Given entries:
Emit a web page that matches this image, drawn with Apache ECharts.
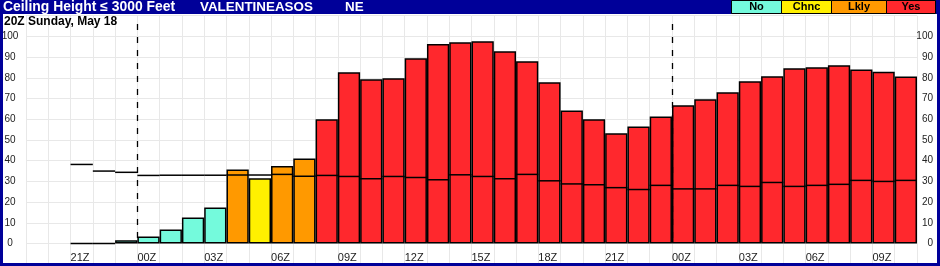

--

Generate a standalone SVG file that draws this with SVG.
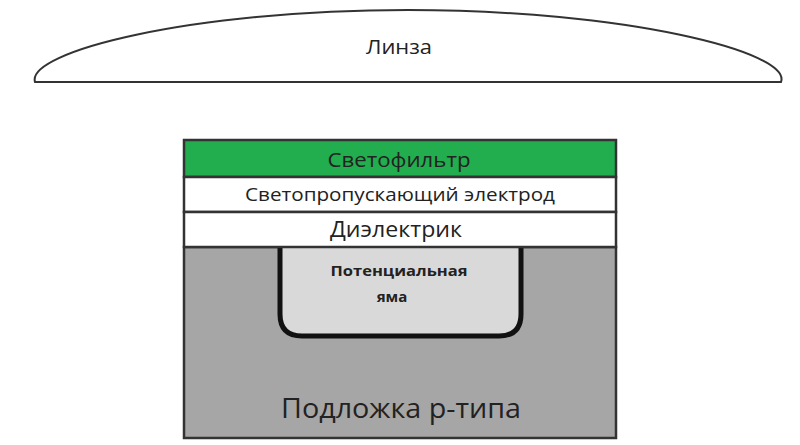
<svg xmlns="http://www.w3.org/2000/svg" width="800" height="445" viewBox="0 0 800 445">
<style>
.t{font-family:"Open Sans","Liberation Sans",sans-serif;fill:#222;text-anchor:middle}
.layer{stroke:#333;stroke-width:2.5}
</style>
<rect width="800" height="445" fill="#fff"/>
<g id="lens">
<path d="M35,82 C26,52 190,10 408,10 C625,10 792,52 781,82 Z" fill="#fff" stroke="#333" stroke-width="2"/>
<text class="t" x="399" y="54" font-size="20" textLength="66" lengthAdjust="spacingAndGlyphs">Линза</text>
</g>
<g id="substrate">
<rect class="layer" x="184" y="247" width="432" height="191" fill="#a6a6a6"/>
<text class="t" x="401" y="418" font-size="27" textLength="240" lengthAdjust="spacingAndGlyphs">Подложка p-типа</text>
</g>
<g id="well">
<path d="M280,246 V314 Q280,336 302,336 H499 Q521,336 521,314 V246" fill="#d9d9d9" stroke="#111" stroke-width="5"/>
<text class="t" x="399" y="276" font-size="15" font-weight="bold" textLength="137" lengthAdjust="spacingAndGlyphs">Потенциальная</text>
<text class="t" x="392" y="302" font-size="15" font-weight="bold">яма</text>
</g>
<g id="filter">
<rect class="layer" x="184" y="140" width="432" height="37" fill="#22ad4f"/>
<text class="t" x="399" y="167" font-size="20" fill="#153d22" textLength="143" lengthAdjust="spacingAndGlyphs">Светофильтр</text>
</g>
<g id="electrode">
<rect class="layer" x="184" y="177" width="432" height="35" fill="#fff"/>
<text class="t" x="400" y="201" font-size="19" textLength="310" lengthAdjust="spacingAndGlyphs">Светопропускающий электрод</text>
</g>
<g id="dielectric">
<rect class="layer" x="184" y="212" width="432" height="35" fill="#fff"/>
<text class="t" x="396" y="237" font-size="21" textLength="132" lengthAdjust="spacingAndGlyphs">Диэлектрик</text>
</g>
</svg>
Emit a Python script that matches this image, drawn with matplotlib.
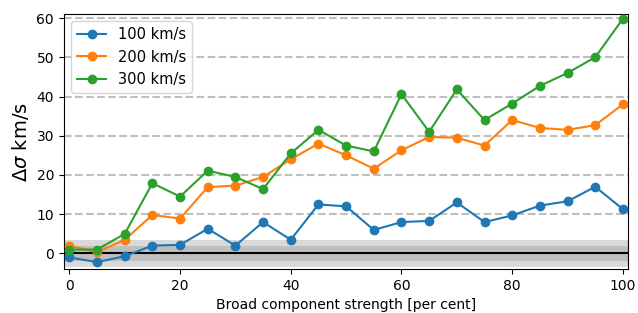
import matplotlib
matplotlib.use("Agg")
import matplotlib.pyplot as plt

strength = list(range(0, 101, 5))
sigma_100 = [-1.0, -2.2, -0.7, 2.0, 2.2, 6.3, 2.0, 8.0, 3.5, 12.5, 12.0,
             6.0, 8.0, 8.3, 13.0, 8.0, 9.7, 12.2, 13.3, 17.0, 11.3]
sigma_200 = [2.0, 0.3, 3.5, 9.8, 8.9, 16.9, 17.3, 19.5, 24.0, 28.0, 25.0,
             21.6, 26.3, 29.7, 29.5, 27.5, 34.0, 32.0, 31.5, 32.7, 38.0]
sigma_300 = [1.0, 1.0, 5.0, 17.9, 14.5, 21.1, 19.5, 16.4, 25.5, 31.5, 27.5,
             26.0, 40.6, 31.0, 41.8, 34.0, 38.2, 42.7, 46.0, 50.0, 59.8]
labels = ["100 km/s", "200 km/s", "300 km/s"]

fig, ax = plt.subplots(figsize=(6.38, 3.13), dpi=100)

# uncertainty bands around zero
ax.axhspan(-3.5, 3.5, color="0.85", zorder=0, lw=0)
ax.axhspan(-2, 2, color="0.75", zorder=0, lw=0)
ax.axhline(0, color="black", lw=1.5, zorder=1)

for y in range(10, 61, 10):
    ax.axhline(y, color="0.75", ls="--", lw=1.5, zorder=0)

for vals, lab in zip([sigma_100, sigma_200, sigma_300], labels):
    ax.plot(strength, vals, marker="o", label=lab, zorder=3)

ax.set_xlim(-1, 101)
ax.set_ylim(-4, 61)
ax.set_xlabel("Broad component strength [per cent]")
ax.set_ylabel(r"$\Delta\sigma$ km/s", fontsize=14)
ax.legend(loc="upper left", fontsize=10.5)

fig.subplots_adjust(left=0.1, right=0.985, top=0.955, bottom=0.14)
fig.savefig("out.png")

...

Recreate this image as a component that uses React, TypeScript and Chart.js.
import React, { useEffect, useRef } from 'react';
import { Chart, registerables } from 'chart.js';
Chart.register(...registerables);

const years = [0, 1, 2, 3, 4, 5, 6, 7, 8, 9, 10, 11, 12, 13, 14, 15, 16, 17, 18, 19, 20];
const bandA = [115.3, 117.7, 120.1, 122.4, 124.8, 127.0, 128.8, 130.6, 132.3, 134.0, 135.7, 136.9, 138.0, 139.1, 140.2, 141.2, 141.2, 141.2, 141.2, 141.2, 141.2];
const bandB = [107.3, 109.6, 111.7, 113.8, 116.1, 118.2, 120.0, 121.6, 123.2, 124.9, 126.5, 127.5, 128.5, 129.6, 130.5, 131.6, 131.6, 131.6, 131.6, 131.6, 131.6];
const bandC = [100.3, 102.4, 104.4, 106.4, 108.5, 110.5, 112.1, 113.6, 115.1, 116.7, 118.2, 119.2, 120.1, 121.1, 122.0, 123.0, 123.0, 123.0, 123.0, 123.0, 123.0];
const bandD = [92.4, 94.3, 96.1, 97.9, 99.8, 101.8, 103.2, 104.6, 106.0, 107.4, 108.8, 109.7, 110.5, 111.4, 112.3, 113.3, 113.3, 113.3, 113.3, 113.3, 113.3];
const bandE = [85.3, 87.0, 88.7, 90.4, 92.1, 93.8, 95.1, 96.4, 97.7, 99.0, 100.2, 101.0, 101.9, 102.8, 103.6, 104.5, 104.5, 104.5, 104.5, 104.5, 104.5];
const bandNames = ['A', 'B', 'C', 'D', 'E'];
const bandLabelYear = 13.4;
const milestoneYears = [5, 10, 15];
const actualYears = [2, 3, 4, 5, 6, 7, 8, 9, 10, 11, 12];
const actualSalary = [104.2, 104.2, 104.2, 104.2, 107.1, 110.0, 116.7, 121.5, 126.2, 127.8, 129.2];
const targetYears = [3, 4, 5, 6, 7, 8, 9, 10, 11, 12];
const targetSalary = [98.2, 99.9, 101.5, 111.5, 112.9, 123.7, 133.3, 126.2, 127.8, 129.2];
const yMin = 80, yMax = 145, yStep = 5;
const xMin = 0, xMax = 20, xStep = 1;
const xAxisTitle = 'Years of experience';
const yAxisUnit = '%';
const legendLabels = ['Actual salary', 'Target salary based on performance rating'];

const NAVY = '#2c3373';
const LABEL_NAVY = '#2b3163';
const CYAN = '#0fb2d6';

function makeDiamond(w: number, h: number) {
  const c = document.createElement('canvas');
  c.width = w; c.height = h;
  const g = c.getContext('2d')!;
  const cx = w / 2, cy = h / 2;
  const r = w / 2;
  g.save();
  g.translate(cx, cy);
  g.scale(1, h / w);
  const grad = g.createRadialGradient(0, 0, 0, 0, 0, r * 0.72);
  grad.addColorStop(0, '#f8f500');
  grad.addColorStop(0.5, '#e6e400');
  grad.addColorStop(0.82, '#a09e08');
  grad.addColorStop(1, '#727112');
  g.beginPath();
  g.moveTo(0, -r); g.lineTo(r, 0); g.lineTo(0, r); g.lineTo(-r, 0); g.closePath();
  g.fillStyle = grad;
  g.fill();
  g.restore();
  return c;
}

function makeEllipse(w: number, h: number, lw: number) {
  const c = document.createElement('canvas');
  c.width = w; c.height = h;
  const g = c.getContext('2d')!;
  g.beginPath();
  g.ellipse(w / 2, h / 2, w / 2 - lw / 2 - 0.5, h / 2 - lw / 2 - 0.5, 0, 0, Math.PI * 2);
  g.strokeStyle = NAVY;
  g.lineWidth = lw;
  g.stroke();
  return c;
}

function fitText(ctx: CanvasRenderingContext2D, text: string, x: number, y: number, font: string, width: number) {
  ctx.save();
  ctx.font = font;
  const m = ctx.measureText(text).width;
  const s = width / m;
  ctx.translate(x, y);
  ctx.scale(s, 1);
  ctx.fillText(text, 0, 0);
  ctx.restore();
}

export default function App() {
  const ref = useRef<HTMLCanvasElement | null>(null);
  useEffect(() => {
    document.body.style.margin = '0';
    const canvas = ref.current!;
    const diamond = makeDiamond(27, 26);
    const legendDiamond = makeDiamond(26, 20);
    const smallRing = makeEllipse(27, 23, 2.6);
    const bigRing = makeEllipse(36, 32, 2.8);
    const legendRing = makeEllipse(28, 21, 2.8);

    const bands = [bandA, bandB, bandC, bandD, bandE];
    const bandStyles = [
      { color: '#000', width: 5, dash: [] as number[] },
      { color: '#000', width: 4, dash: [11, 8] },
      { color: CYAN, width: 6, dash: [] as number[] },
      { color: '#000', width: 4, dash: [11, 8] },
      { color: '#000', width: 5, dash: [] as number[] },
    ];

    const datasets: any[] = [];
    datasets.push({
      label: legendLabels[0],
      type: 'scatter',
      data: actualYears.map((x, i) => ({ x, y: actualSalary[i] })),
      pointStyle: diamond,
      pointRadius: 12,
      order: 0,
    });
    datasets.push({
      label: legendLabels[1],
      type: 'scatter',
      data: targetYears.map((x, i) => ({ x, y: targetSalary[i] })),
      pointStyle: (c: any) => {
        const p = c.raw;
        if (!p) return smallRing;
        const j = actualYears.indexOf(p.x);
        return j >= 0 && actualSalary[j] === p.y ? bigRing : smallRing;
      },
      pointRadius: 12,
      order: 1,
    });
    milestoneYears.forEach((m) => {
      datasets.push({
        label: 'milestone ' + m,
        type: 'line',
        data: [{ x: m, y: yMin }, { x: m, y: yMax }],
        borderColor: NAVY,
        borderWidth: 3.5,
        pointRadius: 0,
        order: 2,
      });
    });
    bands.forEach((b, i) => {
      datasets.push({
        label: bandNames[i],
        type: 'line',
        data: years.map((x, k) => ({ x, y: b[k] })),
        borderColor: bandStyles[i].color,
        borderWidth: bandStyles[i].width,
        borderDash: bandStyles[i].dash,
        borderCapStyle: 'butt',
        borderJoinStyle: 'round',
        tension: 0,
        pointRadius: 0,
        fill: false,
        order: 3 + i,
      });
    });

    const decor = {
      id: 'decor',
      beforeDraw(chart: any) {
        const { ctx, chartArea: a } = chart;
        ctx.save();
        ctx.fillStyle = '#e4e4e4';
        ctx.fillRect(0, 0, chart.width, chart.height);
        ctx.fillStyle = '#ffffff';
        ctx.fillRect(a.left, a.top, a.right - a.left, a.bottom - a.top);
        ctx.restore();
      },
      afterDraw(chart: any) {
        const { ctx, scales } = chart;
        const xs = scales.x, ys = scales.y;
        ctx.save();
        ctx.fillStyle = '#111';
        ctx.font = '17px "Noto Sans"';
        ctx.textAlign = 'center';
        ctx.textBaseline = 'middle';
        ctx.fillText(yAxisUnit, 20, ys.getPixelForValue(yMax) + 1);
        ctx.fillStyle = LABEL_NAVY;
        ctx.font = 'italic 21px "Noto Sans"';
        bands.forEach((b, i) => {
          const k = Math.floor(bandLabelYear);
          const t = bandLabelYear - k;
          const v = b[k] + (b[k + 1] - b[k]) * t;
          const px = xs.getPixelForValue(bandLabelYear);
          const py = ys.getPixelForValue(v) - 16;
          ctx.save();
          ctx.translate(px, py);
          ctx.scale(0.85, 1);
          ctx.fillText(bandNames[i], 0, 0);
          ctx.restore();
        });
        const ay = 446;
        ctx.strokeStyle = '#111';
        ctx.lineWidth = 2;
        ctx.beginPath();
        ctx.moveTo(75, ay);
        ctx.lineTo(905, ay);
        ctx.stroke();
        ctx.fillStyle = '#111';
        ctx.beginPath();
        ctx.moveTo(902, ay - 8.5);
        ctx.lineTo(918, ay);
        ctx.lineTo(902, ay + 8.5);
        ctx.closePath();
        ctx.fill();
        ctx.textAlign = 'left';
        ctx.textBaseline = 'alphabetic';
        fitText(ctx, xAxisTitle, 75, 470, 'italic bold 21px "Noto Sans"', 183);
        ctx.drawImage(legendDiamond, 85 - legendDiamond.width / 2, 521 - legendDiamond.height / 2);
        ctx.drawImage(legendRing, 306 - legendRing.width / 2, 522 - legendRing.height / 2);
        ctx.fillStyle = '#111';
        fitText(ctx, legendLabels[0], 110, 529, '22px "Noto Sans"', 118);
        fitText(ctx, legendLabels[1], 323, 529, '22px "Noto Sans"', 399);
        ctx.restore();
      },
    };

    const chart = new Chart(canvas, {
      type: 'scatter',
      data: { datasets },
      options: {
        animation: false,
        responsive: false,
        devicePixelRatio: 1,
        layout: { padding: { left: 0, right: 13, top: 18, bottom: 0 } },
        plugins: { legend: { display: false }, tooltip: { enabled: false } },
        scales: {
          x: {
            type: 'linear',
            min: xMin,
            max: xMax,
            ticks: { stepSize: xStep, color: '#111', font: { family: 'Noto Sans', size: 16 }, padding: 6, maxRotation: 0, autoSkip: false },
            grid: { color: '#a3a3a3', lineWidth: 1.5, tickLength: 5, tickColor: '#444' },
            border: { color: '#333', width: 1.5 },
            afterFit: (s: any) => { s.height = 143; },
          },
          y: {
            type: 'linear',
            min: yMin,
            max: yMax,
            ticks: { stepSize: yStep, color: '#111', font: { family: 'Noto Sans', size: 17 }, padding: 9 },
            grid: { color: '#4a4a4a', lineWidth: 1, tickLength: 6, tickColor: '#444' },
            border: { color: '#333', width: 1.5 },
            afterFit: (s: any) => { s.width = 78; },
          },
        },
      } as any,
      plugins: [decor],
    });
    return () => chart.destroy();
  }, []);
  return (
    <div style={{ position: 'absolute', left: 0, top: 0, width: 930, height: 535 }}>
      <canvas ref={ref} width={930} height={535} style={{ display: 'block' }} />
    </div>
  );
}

Stated problem: Scan the entries above. Copy each line that has the string "drawn".

Reply to the task:
Emit a web page that matches this image, drawn with Apache ECharts.
Emit a Python script that matches this image, drawn with matplotlib.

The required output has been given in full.